Obama Correct! Top Rabbi Claimed “GOD” Wanted Slavery!
President Barack Obama recently stirred controversy in claiming that “In our home country, slavery and Jim Crow all too often was justified in the name of Christ.”
The Secret Relationship Between Blacks and Jews, Vols 1 & 2 provides ample proof of that assertion, showing that Jews, the “chosen people,” were heavily involved in, and “frequently dominated,” the slave trade. Read below about the PRO-SLAVERY pronouncements of the most prominent rabbi in America at the time of Abraham Lincoln and the Civil War:
[excerpt from The Secret Relationship Between Blacks and Jews, Vol. 1]
No event caused the forces of bondage to rejoice more than when Rabbi Morris Jacob Raphall of Congregation B’nai Jeshurun in New York issued a sermon that was to become known as the “Bible Defense of Slavery.” On January 4, 1861, he preached the most publicized sermon ever delivered by an American Jew up to that time. Said he:
“[I]t remains a fact which cannot be gainsaid that in his own native home, and generally throughout the world, the unfortunate negro is indeed the meanest of slaves. Much had been said respecting the inferiority of his intellectual powers, and that no man of his race has ever inscribed his name on the Parthenon of human excellence, either mental or moral.”
“What he did,” Rabbi Dr. Bertram W. Korn wrote, “was to place Judaism squarely in opposition to the philosophy of abolitionism…and insisted that…biblical tradition and law guaranteed the right to own slaves.”
This critical confirmation of “God’s will” from a prominent and respected Jewish authority, the highest paid American clergyman, gave the slavemaster all he needed to fight the righteous RELIGIOUS battle against the abolitionists. Raphall went a step further and actually condemned abolitionism and its practitioners:
“How dare you, in the face of the sanction and protection afforded to slave property in the Ten Commandments — how dare you denounce slaveholding as a sin? When you remember that Abraham, Isaac, Jacob, Job — the men with whom the Almighty conversed, with whose names He emphatically connects His own most holy name, and to whom He vouchsafed to give the character of ‘perfect, upright, fearing God and eschewing evil’ — that all these men were slaveholders, does it not strike you that you are guilty of something very little short of blasphemy?”

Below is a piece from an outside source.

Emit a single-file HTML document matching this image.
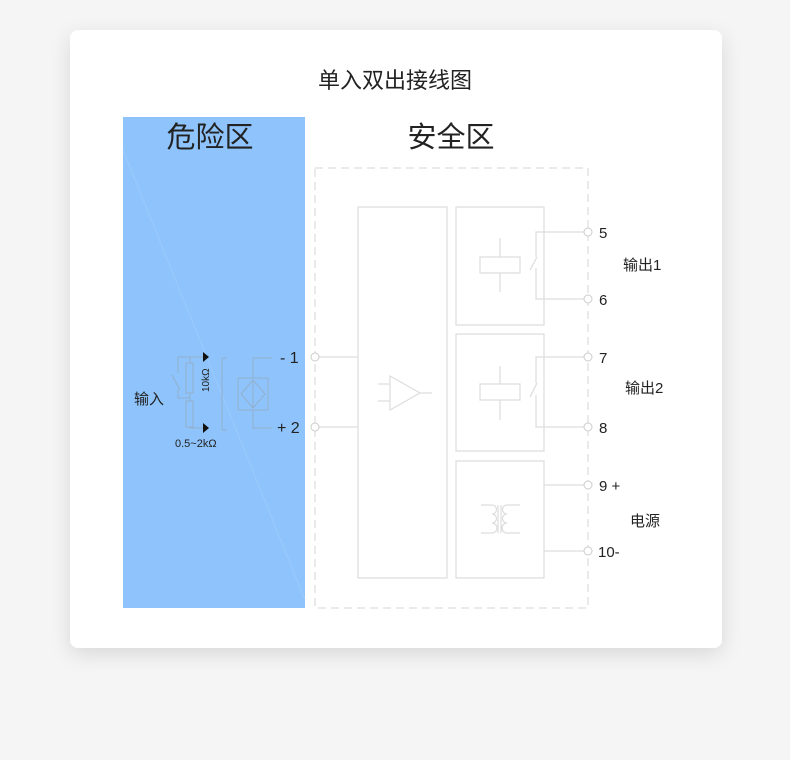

He accused the abolitionists of being
“impulsive declaimers, gifted with great zeal, but little knowledge; more eloquent than learned; better able to excite our passions than to satisfy our reason.”
To Rabbi Raphall, slave property was placed under the same protection as any other species of lawful property. Slave ownership was not only lawful but a religious obligation.
A Southern rabbi praised Raphall for “the most forceful arguments in justification of the slavery of the African race.” The Southern press played Raphall’s proclamation prominently and often, for one of the “chosen” had cleared the moral obstacle from perpetual slavocracy. The Richmond Daily Dispatch called Raphall’s proslavery doctrine “the most powerful argument delivered.” The Charleston Mercury hailed his message as “defend[ing] us in one of the most powerful arguments put forth north or south.” After all, writes Robert Friedenberg, “[h]is explanation is clear, plausible, and entirely consistent with the thrust of Hebrew commentary…[and] compares favorably with the proslavery sermons delivered from Christian pulpits.” His speech was so well received that two weeks later he repeated it and raised funds for its issue as a pamphlet.